It fails when alerts arrive without identity context or when remediation ownership is unclear. In that situation, teams can see suspicious behaviour but cannot tell whether it came from a human admin, a service account, or a workload, and they cannot revoke access fast enough to matter.
Why This Matters for Security Teams
Cloud monitoring often creates a false sense of control: dashboards light up, but breach risk stays high when telemetry is detached from identity and authority. The practical failure is not visibility itself, but the lack of attribution that tells an operator whether an alert maps to a human admin, a service account, or a workload identity. Without that distinction, response is delayed, and delayed response is usually the breach.
This is why NHI governance has become central to cloud defence. NHIMG research in The 52 NHI breaches Report shows that identity abuse is not a theoretical edge case, and the issue widens when secrets and permissions outlive their intended use. Current guidance also aligns with the NIST Cybersecurity Framework 2.0, which emphasises governance, access control, and response as linked capabilities rather than separate functions.
Security teams get into trouble when they assume alert volume equals risk reduction. In practice, many security teams encounter the real failure only after a compromised credential has already been used to move laterally, rather than through intentional detection design.
How It Works in Practice
Cloud monitoring reduces breach risk only when it is paired with identity context, ownership, and rapid revocation paths. A useful alert should answer three questions at once: what happened, which identity did it, and who can revoke or contain it. That means enriching logs with workload identity, secret source, session metadata, and privilege level before analysts see the event.
For non-human identities, that context often comes from lifecycle controls rather than from the monitoring tool itself. The NHI Lifecycle Management Guide is the right mental model here: issue credentials for a defined purpose, track where they are used, and retire them automatically when the task ends. For cloud-native environments, operators should also align telemetry with service-to-service authentication patterns described in standards such as SPIFFE, so the alert reflects cryptographic workload identity rather than only an IP address or role name.
- Attach identity metadata to every cloud event, including service account, workload, and human principal.
- Map each alert to an owner who can revoke credentials or disable the workload without waiting for manual escalation.
- Use short-lived secrets and JIT access so compromise windows shrink faster than attacker dwell time.
- Correlate suspicious API calls with policy decisions, not just with raw network or host activity.
This is also where cloud monitoring should feed policy-as-code and incident response workflows, not sit beside them. The point is to move from detection to containment in the same control loop, because telemetry without revocation authority only documents the breach after the fact. These controls tend to break down when legacy services share credentials across multiple applications because attribution and safe revocation become ambiguous.
Common Variations and Edge Cases
Tighter monitoring often increases operational overhead, requiring organisations to balance faster detection against alert fatigue and ownership complexity. That tradeoff becomes sharper in environments with autoscaling, ephemeral containers, and AI-driven workloads, where identities appear and disappear faster than manual review can keep up.

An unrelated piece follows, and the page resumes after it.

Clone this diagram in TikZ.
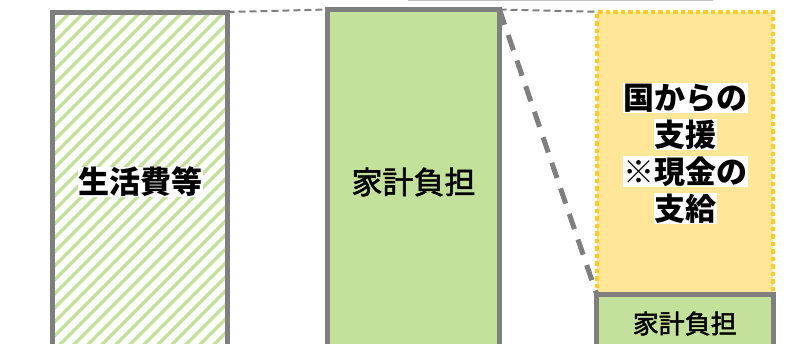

There is no universal standard for this yet, but current guidance suggests that monitoring should be tiered by identity risk. High-value secrets, privileged service accounts, and agentic workloads deserve stronger controls than low-impact telemetry collectors. That is especially important when a single compromise can cascade across cloud storage, CI/CD, and orchestration layers. NHIMG’s LLMjacking coverage shows how quickly exposed credentials can be exploited, while the Codefinger AWS S3 ransomware attack demonstrates that monitored environments can still fail when access paths remain overly broad.
For that reason, teams should treat monitoring as one input to identity governance, not a substitute for it. If remediation ownership is unclear, or if revocation requires cross-team coordination after-hours, the monitoring stack will not reduce breach risk in time.

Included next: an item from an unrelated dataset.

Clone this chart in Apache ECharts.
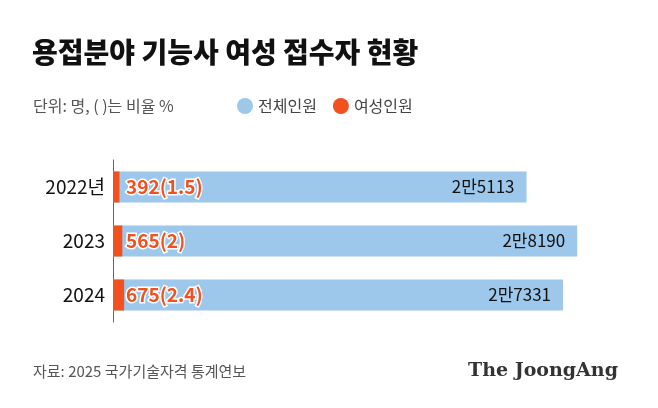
<!DOCTYPE html>
<html><head><meta charset="utf-8">
<script src="https://cdn.jsdelivr.net/npm/echarts@6/dist/echarts.min.js"></script>
<style>body{margin:0;background:#fff}#c{width:658px;height:408px}</style>
</head><body><div id="c"></div>
<script>
const categories = ['2022년', '2023', '2024'];
const totals = [25113, 28190, 27331];
const totalLabels = ['2만5113', '2만8190', '2만7331'];
const women = [392, 565, 675];
const womenPct = ['1.5', '2', '2.4'];
const chart = echarts.init(document.getElementById('c'));
const F = '"Noto Sans CJK KR","Noto Sans",sans-serif';
chart.setOption({
  animation: false,
  title: [
    {text: '용접분야 기능사 여성 접수자 현황', left: 27, top: 33, textStyle: {fontFamily: F, fontSize: 28, fontWeight: 900, color: '#111'}},
    {text: '단위: 명, ( )는 비율 %', left: 28, top: 93, textStyle: {fontFamily: F, fontSize: 16, fontWeight: 'normal', color: '#555'}},
    {text: '자료: 2025 국가기술자격 통계연보', left: 28, top: 359, textStyle: {fontFamily: F, fontSize: 15, fontWeight: 'normal', color: '#555'}},
    {text: 'The JoongAng', left: 463, top: 357, textStyle: {fontFamily: '"DejaVu Serif","Liberation Serif",serif', fontSize: 19, fontWeight: 'bold', color: '#333'}}
  ],
  legend: {left: 232, top: 93, itemWidth: 16, itemHeight: 16, itemGap: 16, icon: 'circle',
    textStyle: {fontFamily: F, fontSize: 16, color: '#444'}, data: ['전체인원', '여성인원']},
  grid: {left: 113, right: 51, top: 160, bottom: 86},
  xAxis: {type: 'value', min: 0, max: 30000, show: false},
  yAxis: {type: 'category', inverse: true, data: categories,
    axisLine: {show: true, lineStyle: {color: '#666', width: 1}}, axisTick: {show: false},
    axisLabel: {fontFamily: F, fontSize: 19, color: '#111', margin: 8}},
  series: [
    {name: '전체인원', type: 'bar', data: totals, barWidth: 31, itemStyle: {color: '#9dc8ec'},
      label: {show: true, position: 'insideRight', distance: 12, fontFamily: F, fontSize: 17, color: '#111',
        formatter: p => totalLabels[p.dataIndex]}},
    {name: '여성인원', type: 'bar', data: women, barWidth: 31, barGap: '-100%', z: 3, itemStyle: {color: '#f2501e'},
      label: {show: true, position: 'insideLeft', offset: [8, 0], fontFamily: F, fontSize: 19, fontWeight: 'bold',
        color: '#f2501e', textBorderColor: '#fff', textBorderWidth: 3,
        formatter: p => women[p.dataIndex] + '(' + womenPct[p.dataIndex] + ')'}}
  ]
});
</script></body></html>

Standards & Framework Alignment
This section maps relevant standards and security frameworks to the operational risks and controls described in this guidance.
OWASP Non-Human Identity Top 10 address the attack and risk surface, while NIST CSF 2.0 and NIST AI RMF set the governance and control requirements practitioners need to meet.
| Framework | Control / Reference | Relevance |
|---|---|---|
| OWASP Non-Human Identity Top 10 | NHI-01 | Cloud alerts fail when NHI context is missing from detection and response. |
| NIST CSF 2.0 | DE.CM-01 | Continuous monitoring only helps when events are tied to actionable identity data. |
| NIST AI RMF | Autonomous or agentic workloads need monitoring tied to governance and accountability. |
Use AI RMF GOVERN and MAP practices to define identity ownership, containment, and escalation paths.